William Boyd (d.1919)
Managing director of Wallsend Slipway and Engineering Co
Obituary 1919[1]
The death of Mr. William Boyd who was for nearly thirty years Managing Director of the Wallsend Slipway and Engineering Company, Limited, as announced as having taken place at Cheltenham on the 19th inst.
Mr Boyd, who was eighty years of age, was born at Arncliffe, Yorkshire, where his father was vicar. He was educated at Rugby and subsequently at King's College, London., in the Department of Applied Science. He served his apprenticeship as an engineer at the Atlas Works, Manchester of Messrs Sharp, Stewart and Co., and in 1863 joined the firm of Thompson, Boyd and Co., of Newcastle. He remained there until 1874 when the partnership was dissolved, and in that year he became managing director of the newly formed Wallsend Slipway and Engineering Co Limited and continued at its head until his retirement in 1903. During his long connection with the firm it developed from an establishment for simply repairing ships and engines into one of the largest marine engine building, dry dock, and ship repairing works in the country.

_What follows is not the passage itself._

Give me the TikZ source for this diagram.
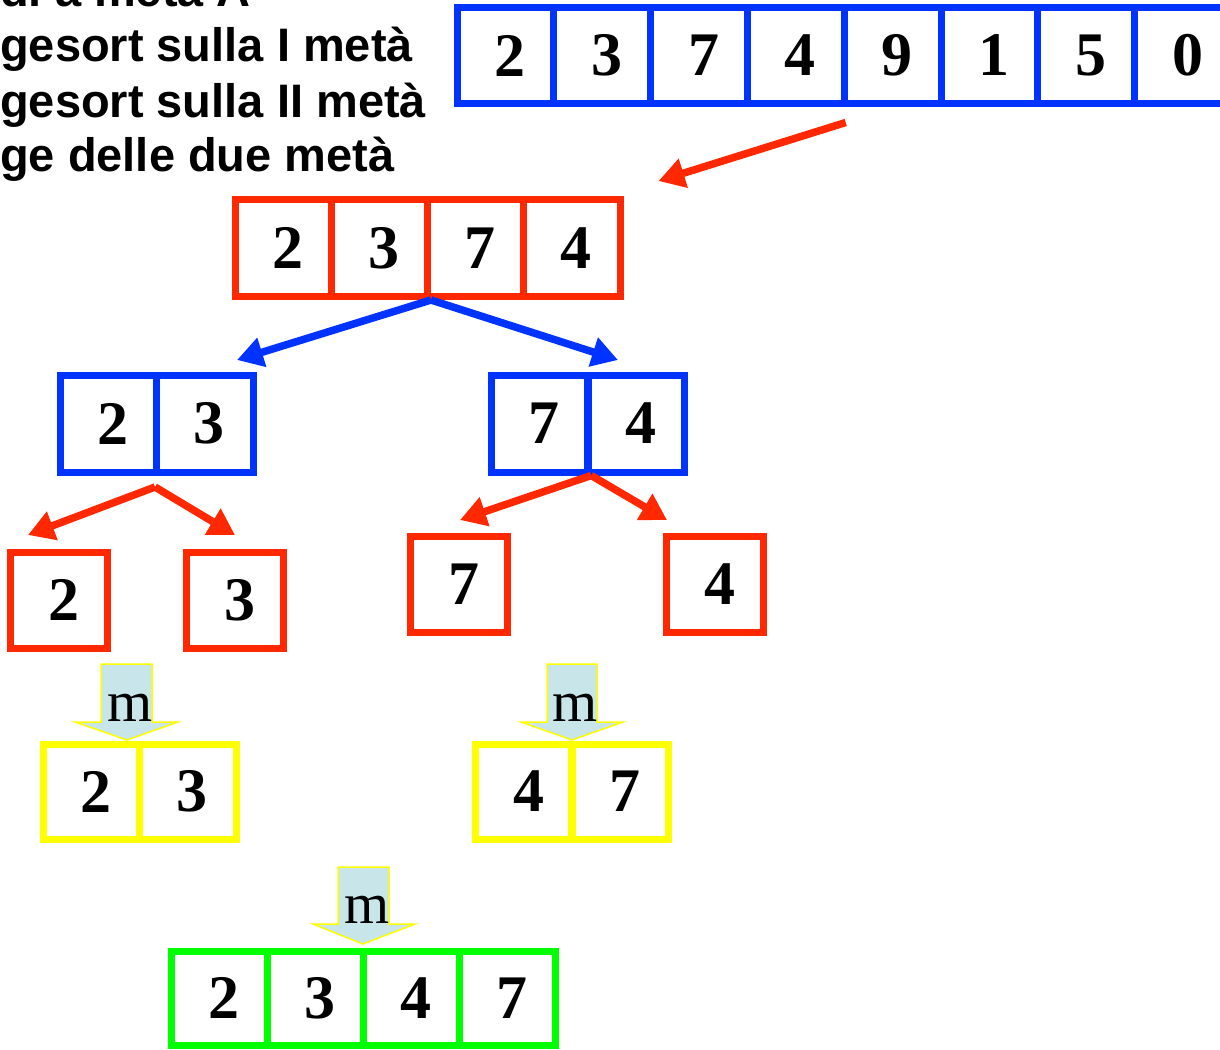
\documentclass[tikz,border=0pt]{standalone}
\usepackage{fontspec}
\setmainfont{Liberation Serif}
\newfontfamily\hsans{Liberation Sans}
\usetikzlibrary{arrows.meta,calc}
\definecolor{cblue}{RGB}{0,51,255}
\definecolor{cred}{RGB}{255,40,0}
\definecolor{cyel}{RGB}{255,255,0}
\definecolor{cgreen}{RGB}{0,255,0}
\definecolor{lblue}{RGB}{200,230,233}
\tikzset{
  cell/.style={draw, line width=7pt, minimum width=96.5pt, minimum height=96pt,
    inner sep=0pt, font=\fontsize{62}{62}\selectfont\bfseries},
  arr/.style={line width=7.5pt, -{Triangle[length=26pt,width=29pt]}},
  marrow/.style={fill=lblue, draw=cyel, line width=1.5pt, line join=miter},
  mlabel/.style={inner sep=0pt, anchor=base, font=\fontsize{58}{58}\selectfont},
  txt/.style={inner sep=0pt, anchor=base west, font=\hsans\bfseries\fontsize{47}{47}\selectfont}
}
\newcommand\dg[1]{\kern9pt#1}
\begin{document}
\begin{tikzpicture}[x=1pt,y=-1pt]
\useasboundingbox (0,0) rectangle (1220,1049);
\clip (0,0) rectangle (1220,1049);

% text
\node[txt] (l0) at (0,7) {di a metà A};
\node[txt] (l1) at (0,62) {gesort sulla I metà};
\node[txt] (l2) at (0,117) {gesort sulla II metà};
\node[txt] (l3) at (0,171) {ge delle due metà};

% top array
\foreach \v [count=\i] in {2,3,7,4,9,1,5,0}
  \node[cell, draw=cblue, minimum width=96.8pt, minimum height=95pt] (t\i) at ({457+96.8*(\i-0.5)},55.5) {\dg{\v}};

% red array
\foreach \v [count=\i] in {2,3,7,4}
  \node[cell, draw=cred, minimum width=96.25pt, minimum height=97pt] (r\i) at ({235+96.25*(\i-0.5)},248) {\dg{\v}};

% blue pairs
\foreach \v [count=\i] in {2,3}
  \node[cell, draw=cblue, minimum height=97pt] (bl\i) at ({60+96.5*(\i-0.5)},423.5) {\dg{\v}};
\foreach \v [count=\i] in {7,4}
  \node[cell, draw=cblue, minimum height=97pt] (br\i) at ({491+97*(\i-0.5)},423.5) {\dg{\v}};

% red singles
\node[cell, draw=cred] (s1) at (59,600) {\dg{2}};
\node[cell, draw=cred] (s2) at (235,600) {\dg{3}};
\node[cell, draw=cred] (s3) at (459,584) {\dg{7}};
\node[cell, draw=cred] (s4) at (715,584) {\dg{4}};

% yellow pairs
\foreach \v [count=\i] in {2,3}
  \node[cell, draw=cyel, minimum height=95pt] (yl\i) at ({43+96.5*(\i-0.5)},791.5) {\dg{\v}};
\foreach \v [count=\i] in {4,7}
  \node[cell, draw=cyel, minimum height=95pt] (yr\i) at ({476+96*(\i-0.5)},791.5) {\dg{\v}};

% green array
\foreach \v [count=\i] in {2,3,4,7}
  \node[cell, draw=cgreen, minimum width=96pt, minimum height=94pt] (g\i) at ({171+96*(\i-0.5)},998) {\dg{\v}};

% arrows
\coordinate (a0s) at ($(t4.south east)+(-2,16)$);
\coordinate (a0t) at ($(r4.north east)+(35,-15)$);
\draw[arr, cred] (a0s) -- (a0t);

\coordinate (b1t) at (237,360);
\coordinate (b2t) at (618,360);
\draw[arr, cblue] (r2.south east) -- (b1t);
\draw[arr, cblue] (r2.south east) -- (b2t);

\coordinate (c0) at (155,487);
\coordinate (c1t) at (28,535);
\coordinate (c2t) at (235,535);
\draw[arr, cred] (c0) -- (c1t);
\draw[arr, cred] (c0) -- (c2t);

\coordinate (d1t) at (460,520);
\coordinate (d2t) at (667,520);
\draw[arr, cred] (br1.south east) -- (d1t);
\draw[arr, cred] (br1.south east) -- (d2t);

% merge arrows
\draw[marrow] (101,664) -- (152,664) -- (152,722) -- (178,722) -- (127,740) -- (75,722) -- (101,722) -- cycle;
\node[mlabel] (m1) at (130,721) {m};
\draw[marrow] (547,664) -- (597,664) -- (597,722) -- (623,722) -- (572,740) -- (521,722) -- (547,722) -- cycle;
\node[mlabel] (m2) at (575,721) {m};
\draw[marrow] (338,867) -- (389,867) -- (389,924) -- (415,924) -- (363,944) -- (313,924) -- (338,924) -- cycle;
\node[mlabel] (m3) at (367,923) {m};
\end{tikzpicture}
\end{document}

When the North-East Coast Institution of Engineers and Shipbuilders was formed in 1884, Mr. Boyd was elected its first President a position he held for two years. He contributed several papers to this and other scientific associations and a notable address was given by him in 1878 before the Institution of Mechanical Engineers on experiments he had carried out on the construction o£ steam boilers.

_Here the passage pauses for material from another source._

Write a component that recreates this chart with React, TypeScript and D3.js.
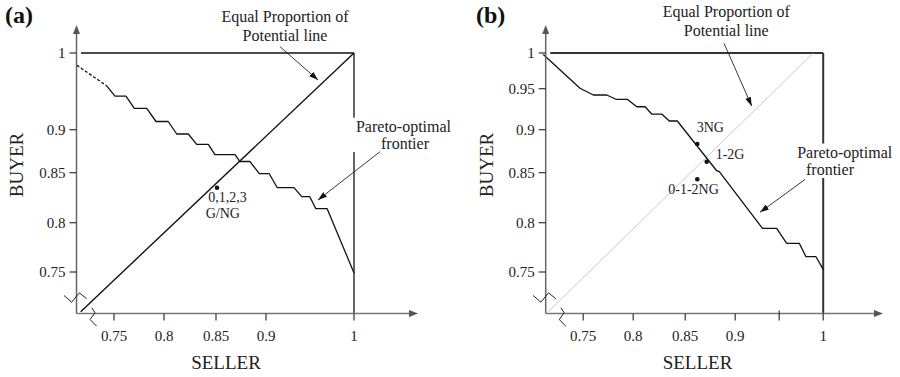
import * as d3 from 'd3';

// Tick values for the hand-drawn broken axes
const SELLER_TICKS_A = [0.75, 0.8, 0.85, 0.9, 1];
const SELLER_LABELS_A = ['0.75', '0.8', '0.85', '0.9', '1'];
const SELLER_TICKS_B = [0.75, 0.8, 0.85, 0.9, 0.95, 1];
const SELLER_LABELS_B = ['0.75', '0.8', '0.85', '0.9', '', '1'];
const BUYER_TICKS_A = [1, 0.9, 0.85, 0.8, 0.75];
const BUYER_LABELS_A = ['1', '0.9', '0.85', '0.8', '0.75'];
const BUYER_TICKS_B = [1, 0.95, 0.9, 0.85, 0.8, 0.75];
const BUYER_LABELS_B = ['1', '0.95', '0.9', '0.85', '0.8', '0.75'];

// Pareto-optimal frontier, panel (a) (first segment dashed)
const frontierSellerA = [0.7127, 0.7427, 0.751, 0.762, 0.7703, 0.7827, 0.792, 0.8041, 0.8122, 0.8234, 0.8314, 0.8426, 0.849, 0.869, 0.874, 0.884, 0.8933, 0.9037, 0.9128, 0.9318, 0.9406, 0.9498, 0.9566, 0.9695, 1.0];
const frontierBuyerA = [0.983, 0.954, 0.941, 0.941, 0.926, 0.926, 0.910, 0.910, 0.895, 0.895, 0.883, 0.883, 0.871, 0.871, 0.863, 0.863, 0.849, 0.849, 0.835, 0.835, 0.826, 0.826, 0.814, 0.814, 0.749];

// Pareto-optimal frontier, panel (b)
const frontierSellerB = [0.7101, 0.7468, 0.7601, 0.7735, 0.7828, 0.7941, 0.8034, 0.8114, 0.8178, 0.8274, 0.8347, 0.8424, 0.8815, 0.8841, 0.931, 0.9471, 0.9585, 0.9728, 0.9804, 0.9918, 1.0];
const frontierBuyerB = [0.998, 0.9506, 0.9423, 0.9423, 0.9371, 0.9371, 0.928, 0.928, 0.9191, 0.9191, 0.9106, 0.9106, 0.8523, 0.8512, 0.7943, 0.7943, 0.7791, 0.7791, 0.7655, 0.7655, 0.7527];

// Equal proportion of potential line (end points)
const equalSellerA = [0.7167, 1];
const equalBuyerA = [0.7098, 1];
const equalSellerB = [0.7151, 0.9887];
const equalBuyerB = [0.7097, 1];

// Outcomes
const outcomeNamesA = ['0,1,2,3|G/NG'];
const outcomeSellerA = [0.851];
const outcomeBuyerA = [0.835];
const outcomeNamesB = ['3NG', '1-2G', '0-1-2NG'];
const outcomeSellerB = [0.8621, 0.8715, 0.8621];
const outcomeBuyerB = [0.8834, 0.8628, 0.8434];

const FONT = '"Liberation Serif", "Times New Roman", serif';
const AXIS_Y = 313.5;
const AXIS_TOP = 25;

function Panel(props: any) {
  const { ax, xEnd, letter, letterX, xTicks, xLabels, yTicks, yLabels, fs, fb, dashN, es, eb, diagColor, diagWidth,
    boxColor, boxWidth, names, os, ob, labelOff, eq, par, buyerX, sellerX } = props;

  const x = d3.scaleLinear().domain([0.75, 0.8, 0.85, 0.9, 1]).range([37.5, 87.5, 139.5, 189.5, 277.5].map((v) => ax + v));
  const y = d3.scaleLinear().domain([0.75, 0.8, 0.85, 0.9, 0.95, 1]).range([272, 222.7, 172.7, 129.7, 88.7, 53]);
  const line = d3.line<number[]>().x((d) => x(d[0])).y((d) => y(d[1]));

  const pts = fs.map((s: number, i: number) => [s, fb[i]]);
  const dashed = pts.slice(0, dashN + 1);
  const solid = pts.slice(dashN);
  const eqPts = es.map((s: number, i: number) => [s, eb[i]]);

  return (
    <g>
      <text x={letterX} y={23} fontFamily={FONT} fontWeight="bold" fontSize={24} fill="#111">{letter}</text>
      {/* box: y = 1 and x = 1 */}
      <line x1={x(0.717)} x2={x(1)} y1={y(1)} y2={y(1)} stroke={boxColor} strokeWidth={boxWidth} />
      <line x1={x(1)} x2={x(1)} y1={y(1)} y2={AXIS_Y} stroke={boxColor} strokeWidth={boxWidth} />
      {/* equal proportion line */}
      <path d={line(eqPts) ?? ''} fill="none" stroke={diagColor} strokeWidth={diagWidth} />
      {/* frontier */}
      {dashN > 0 && <path d={line(dashed) ?? ''} fill="none" stroke="#111" strokeWidth={1.3} strokeDasharray="3,2" />}
      <path d={line(solid) ?? ''} fill="none" stroke="#111" strokeWidth={1.3} strokeLinejoin="round" />
      {/* axes */}
      <line x1={ax} x2={ax} y1={AXIS_Y} y2={AXIS_TOP + 6} stroke="#666" strokeWidth={1.5} />
      <path d={`M${ax},${AXIS_TOP} l-3.5,9 l7,0 z`} fill="#555" />
      <line x1={ax} x2={xEnd - 6} y1={AXIS_Y} y2={AXIS_Y} stroke="#777" strokeWidth={1.6} />
      <path d={`M${xEnd},${AXIS_Y} l-9,-3.5 l0,7 z`} fill="#555" />
      {/* break marks */}
      <path d={`M${ax - 12.5},${AXIS_Y - 18} L${ax - 4.8},${AXIS_Y - 11.3} L${ax + 2.8},${AXIS_Y - 20.7} L${ax + 10.2},${AXIS_Y - 14.7}`} fill="none" stroke="#222" strokeWidth={1} />
      <path d={`M${ax + 15.2},${AXIS_Y - 5.7} L${ax + 18.5},${AXIS_Y - 0.7} L${ax + 13.5},${AXIS_Y + 6} L${ax + 20.2},${AXIS_Y + 12.7}`} fill="none" stroke="#222" strokeWidth={1} />
      {xTicks.map((t: number, i: number) => (
        <g key={'x' + i}>
          <line x1={x(t)} x2={x(t)} y1={AXIS_Y - (xLabels[i] ? 0 : 3)} y2={AXIS_Y + 7} stroke="#333" strokeWidth={1.2} />
          <text x={x(t)} y={341} textAnchor="middle" fontFamily={FONT} fontSize={15} fill="#222">{xLabels[i]}</text>
        </g>
      ))}
      {yTicks.map((t: number, i: number) => (
        <g key={'y' + i}>
          <line x1={ax - 7} x2={ax} y1={y(t)} y2={y(t)} stroke="#333" strokeWidth={1.2} />
          <text x={ax - 11} y={y(t)} dy="0.35em" textAnchor="end" fontFamily={FONT} fontSize={15} fill="#222">{yLabels[i]}</text>
        </g>
      ))}
      <text transform={`translate(${buyerX},165) rotate(-90)`} dy="0.35em" textAnchor="middle" fontFamily={FONT} fontSize={19} fill="#222">BUYER</text>
      <text x={sellerX} y={369} textAnchor="middle" fontFamily={FONT} fontSize={19} fill="#222">SELLER</text>
      {/* outcomes */}
      {os.map((s: number, i: number) => {
        const parts = names[i].split('|');
        const o = labelOff[i];
        return (
          <g key={'o' + i}>
            <circle cx={x(s)} cy={y(ob[i])} r={2.3} fill="#111" />
            {parts.map((p: string, j: number) => (
              <text key={j} x={x(s) + o[2 * j]} y={y(ob[i]) + o[2 * j + 1]} fontFamily={FONT} fontSize={14} fill="#222">{p}</text>
            ))}
          </g>
        );
      })}
      {/* callouts */}
      <text x={eq.cx} y={eq.y1} textAnchor="middle" fontFamily={FONT} fontSize={16} fill="#222">Equal Proportion of</text>
      <text x={eq.cx} y={eq.y2} textAnchor="middle" fontFamily={FONT} fontSize={16} fill="#222">Potential line</text>
      <line x1={eq.a[0]} y1={eq.a[1]} x2={eq.a[2]} y2={eq.a[3]} stroke="#222" strokeWidth={0.9} markerEnd="url(#head)" />
      <rect x={par.rx} y={par.y1 - 14} width={par.rw} height={par.y2 - par.y1 + 17} fill="white" />
      <text x={par.cx1} y={par.y1} textAnchor="middle" fontFamily={FONT} fontSize={16} fill="#222">Pareto-optimal</text>
      <text x={par.cx2} y={par.y2} textAnchor="middle" fontFamily={FONT} fontSize={16} fill="#222">frontier</text>
      <line x1={par.a[0]} y1={par.a[1]} x2={par.a[2]} y2={par.a[3]} stroke="#222" strokeWidth={0.9} markerEnd="url(#head)" />
    </g>
  );
}

export default function App() {
  return (
    <svg width={900} height={377} style={{ position: 'absolute', left: 0, top: 0, background: 'white' }}>
      <defs>
        <marker id="head" viewBox="0 0 10 10" refX={10} refY={5} markerUnits="userSpaceOnUse" markerWidth={9} markerHeight={6} orient="auto" preserveAspectRatio="none">
          <path d="M0,0 L10,5 L0,10 z" fill="#111" />
        </marker>
      </defs>
      <rect width={900} height={377} fill="white" />
      <Panel
        ax={76.5} xEnd={418} letter="(a)" letterX={5}
        xTicks={SELLER_TICKS_A} xLabels={SELLER_LABELS_A} yTicks={BUYER_TICKS_A} yLabels={BUYER_LABELS_A}
        fs={frontierSellerA} fb={frontierBuyerA} dashN={1}
        es={equalSellerA} eb={equalBuyerA} diagColor="#111" diagWidth={1.4}
        boxColor="#111" boxWidth={1.3}
        names={outcomeNamesA} os={outcomeSellerA} ob={outcomeBuyerA} labelOff={[[-8.7, 14, -11.3, 30.6]]}
        eq={{ cx: 285, y1: 22.3, y2: 41, a: [280, 46.7, 318, 80] }}
        par={{ cx1: 403.5, cx2: 405, y1: 131.7, y2: 149, rx: 350, rw: 104, a: [380, 151.7, 318, 200] }}
        buyerX={16.7} sellerX={226}
      />
      <Panel
        ax={545.7} xEnd={883} letter="(b)" letterX={476}
        xTicks={SELLER_TICKS_B} xLabels={SELLER_LABELS_B} yTicks={BUYER_TICKS_B} yLabels={BUYER_LABELS_B}
        fs={frontierSellerB} fb={frontierBuyerB} dashN={0}
        es={equalSellerB} eb={equalBuyerB} diagColor="#bbb" diagWidth={0.8}
        boxColor="#333" boxWidth={2}
        names={outcomeNamesB} os={outcomeSellerB} ob={outcomeBuyerB}
        labelOff={[[-0.6, -11.7], [9, -2.4], [-29, 14.7]]}
        eq={{ cx: 726.2, y1: 16.7, y2: 36, a: [724, 43.3, 751.7, 106] }}
        par={{ cx1: 844.7, cx2: 830, y1: 157.5, y2: 175, rx: 794, rw: 104, a: [805, 179.5, 760, 212.3] }}
        buyerX={486.7} sellerX={697.5}
      />
    </svg>
  );
}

Mr. Boyd was the first Mayor of Wallsend.
Letter to The Engineer[2]
".... That Mr. Boyd was a progressive engineer is made evident by your notice. To this, however, might be added the fact that Thompson Boyd produced their first compound engine about fifty years ago, which was fitted in the SS. Brandon. The Wallsend Company also constructed the first tri-compound engine on the East Coast in 1878 from outline design by Mr. Alexander Taylor. This engine was fitted in the Isa. They also constructed the machinery for the first steel cargo vessel, the Ethel, built by Charles Mitchell for Henry Clapham in 1878. About this time the Wallsend Slipway Company began to weld the margins of the front and back of steel boilers for better water-tight connection with the cylindrical shell. These advancements appear to warrant the adjective "progressive," and possibly much more might be added in proof of this since I lost touch with Mr. Boyd - a cultured gentleman as well as an eminent marine engineer......"
[We believe our correspondent is mistaken us to the builders of the Isa's engines. Our recollection is that they were built by Douglas and Grant, of Kirkcaldy. - Ed. The E.]